Chabahar is a port city on the shores of the Oman Sea, south of Sistan and Baluchestan Province. It is a free port (Free Trade Zone) and is Iran’s southernmost city. The sister port city of Gwadar in Pakistan’s Balochistan Province is about 170 kilometres (110 mi) to the east of Chabahar.
Chabahar is situated on the Makran Coast of the Sistan and Baluchestan province of Iran and is officially designated as a Free Trade and Industrial Zone by Iran’s government. Due to its free trade zone status, the city has increased in significance in international trade. The overwhelming majority of the city’s inhabitants are ethnic Baluch of Iran, who speak their native Baluchi language in addition to Persian.
The name Chabahar is a shortened form of Chahar Bahar meaning “four springs”, a name for a place where all four seasons of the year are spring time.
There is a fishing village and former port named Tis in Chabahar’s neighbourhood, which dates from 2500 BC, known in Alexander the Great’s conquests as Tiz, eventually renamed Tis. In addition, in his book Aqd al-Ala lel-Moghefe al Ahla, Afdhal al-Din abu Hamid Kermani wrote in 1188 CE about the port of Tiz and its commerce and trade. According to the scholar and historian, Alberuni, author of an encyclopedic work on India called “Tarikh Al-Hind”, the seacoast of India commences with Tiz or modern Chabahar. Tis was formerly an active commercial port and was destroyed by the Mongols. There are still some ruins in the village. The Portuguese were the first colonial country to attack the Makran (Oman) Sea. The Portuguese forces under Afonso de Albuquerque gained control of Chabahar and Tis, staying there until 1621 CE. The British, and later the Portuguese in the 17th century (1616 CE), entered this region.

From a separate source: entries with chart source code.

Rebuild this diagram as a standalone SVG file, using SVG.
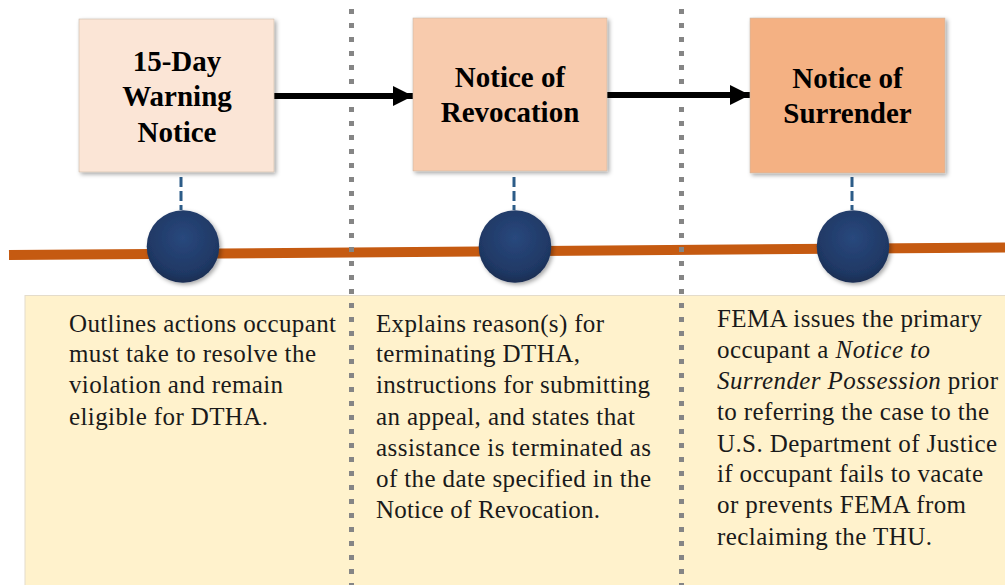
<svg xmlns="http://www.w3.org/2000/svg" width="1005" height="585" viewBox="0 0 1005 585">
<style>
.box{stroke:#c9b8a8;stroke-width:0.6}
.title{font-family:"Liberation Serif","Times New Roman",serif;font-weight:bold;font-size:29px;fill:#000;text-anchor:middle}
.body{font-family:"Liberation Serif","Times New Roman",serif;font-size:25px;fill:#1a1a1a}
.it{font-style:italic}
.sep{stroke:#858585;stroke-width:5;stroke-dasharray:5 9;fill:none}
.stem{stroke:#2c5c88;stroke-width:3;stroke-dasharray:10 4;fill:none}
.arrow{stroke:#000;stroke-width:6;fill:none}
</style>
<defs>
<filter id="sh" x="-10%" y="-10%" width="125%" height="125%">
<feDropShadow dx="2" dy="2" stdDeviation="2" flood-color="#000" flood-opacity="0.35"/>
</filter>
<radialGradient id="ball" cx="50%" cy="38%" r="62%">
<stop offset="0" stop-color="#29487d"/>
<stop offset="0.8" stop-color="#1f3864"/>
<stop offset="1" stop-color="#192d52"/>
</radialGradient>
<marker id="ah" markerWidth="20" markerHeight="20" refX="20" refY="10" markerUnits="userSpaceOnUse" orient="auto">
<path d="M0,0 L20,10 L0,20 Z" fill="#000"/>
</marker>
</defs>
<rect width="1005" height="585" fill="#fff"/>
<g id="panel">
<rect x="25" y="295.5" width="985" height="295" fill="#fff2cc" stroke="#e4dccb" stroke-width="1"/>
</g>
<g id="timeline">
<line x1="9" y1="255" x2="1005" y2="247.5" stroke="#c55a11" stroke-width="10"/>
</g>
<g id="separators">
<line class="sep" x1="351.5" y1="9" x2="351.5" y2="585"/>
<line class="sep" x1="681.5" y1="9" x2="681.5" y2="585"/>
</g>
<g id="connectors">
<line class="arrow" x1="274" y1="96" x2="413" y2="96" marker-end="url(#ah)"/>
<line class="arrow" x1="607" y1="95" x2="750" y2="95" marker-end="url(#ah)"/>
<line class="stem" x1="181" y1="177" x2="181" y2="210"/>
<line class="stem" x1="514" y1="177" x2="514" y2="210"/>
<line class="stem" x1="852" y1="177" x2="852" y2="210"/>
</g>
<g id="node1">
<rect class="box" x="79" y="19" width="195" height="153" fill="#fbe5d6" filter="url(#sh)"/>
<text class="title" x="177" y="71">15-Day</text>
<text class="title" x="177" y="106">Warning</text>
<text class="title" x="177" y="141.5">Notice</text>
</g>
<g id="node2">
<rect class="box" x="413" y="18" width="194" height="153" fill="#f8cbad" filter="url(#sh)"/>
<text class="title" x="510" y="87">Notice of</text>
<text class="title" x="510" y="122">Revocation</text>
</g>
<g id="node3">
<rect class="box" x="750" y="18" width="195" height="155" fill="#f4b183" filter="url(#sh)"/>
<text class="title" x="847.5" y="88">Notice of</text>
<text class="title" x="847.5" y="123">Surrender</text>
</g>
<g id="marker1"><circle cx="183" cy="246.5" r="36.3" fill="url(#ball)" filter="url(#sh)"/></g>
<g id="marker2"><circle cx="515" cy="246.5" r="36.3" fill="url(#ball)" filter="url(#sh)"/></g>
<g id="marker3"><circle cx="853" cy="246.5" r="36.3" fill="url(#ball)" filter="url(#sh)"/></g>
<g id="desc1" class="body">
<text x="69" y="331.5" textLength="267" lengthAdjust="spacing">Outlines actions occupant</text>
<text x="69" y="362" textLength="247" lengthAdjust="spacing">must take to resolve the</text>
<text x="69" y="393" textLength="214" lengthAdjust="spacing">violation and remain</text>
<text x="69" y="424.5" textLength="199" lengthAdjust="spacing">eligible for DTHA.</text>
</g>
<g id="desc2" class="body">
<text x="376" y="332" textLength="228" lengthAdjust="spacing">Explains reason(s) for</text>
<text x="376" y="362" textLength="204" lengthAdjust="spacing">terminating DTHA,</text>
<text x="376" y="393" textLength="274" lengthAdjust="spacing">instructions for submitting</text>
<text x="376" y="424.5" textLength="259" lengthAdjust="spacing">an appeal, and states that</text>
<text x="376" y="455.5" textLength="275" lengthAdjust="spacing">assistance is terminated as</text>
<text x="376" y="486.5" textLength="275" lengthAdjust="spacing">of the date specified in the</text>
<text x="376" y="518" textLength="224" lengthAdjust="spacing">Notice of Revocation.</text>
</g>
<g id="desc3" class="body">
<text x="717" y="327" textLength="265" lengthAdjust="spacing">FEMA issues the primary</text>
<text x="717" y="358" textLength="213" lengthAdjust="spacing">occupant a <tspan class="it">Notice to</tspan></text>
<text x="717" y="389" textLength="281" lengthAdjust="spacing"><tspan class="it">Surrender Possession</tspan> prior</text>
<text x="717" y="420" textLength="272" lengthAdjust="spacing">to referring the case to the</text>
<text x="717" y="451.5" textLength="280" lengthAdjust="spacing">U.S. Department of Justice</text>
<text x="717" y="482" textLength="266" lengthAdjust="spacing">if occupant fails to vacate</text>
<text x="717" y="513" textLength="249" lengthAdjust="spacing">or prevents FEMA from</text>
<text x="717" y="545" textLength="215" lengthAdjust="spacing">reclaiming the THU.</text>
</g>
</svg>
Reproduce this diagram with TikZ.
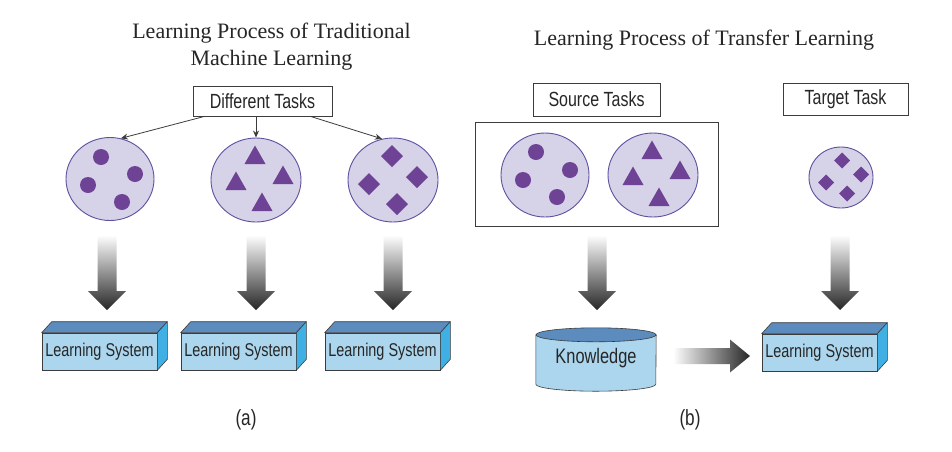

Modern Chabahar dates back to around 1970 CE. when it was declared a municipality and large port projects were started by order of Mohammad Reza Pahlavi. A modern naval and airbase was established as part of the Shah’s policy of making Iran into a dominant power in the Indian Ocean. At that time these and other development projects in and around Chabahar involved the extensive participation of foreign companies, especially from the United States. After the 1979 CE. revolution the foreign companies left the projects and Iranian public companies linked to the Ministry of Jahad-e Sazandegi (or jihad for construction) took them over. The Iran–Iraq War caused Chabahar to gain in logistical and strategic importance. War brought insecurity to the Strait of Hormuz and ships were unable to enter the Persian Gulf. Accordingly, Chabahar became a major port during the war. In the 1980s the Iranian government developed a new scheme named the Eastern Axis Development Scheme, which aimed to use Chabahar’s geographical position as a regional development tool to stimulate economic growth in the eastern provinces. The establishment of the Chabahar Free Trade-Industrial Zone in 1992 resulting from the EAD Scheme brought development and encouraged immigration from other parts of the country to Chabahar.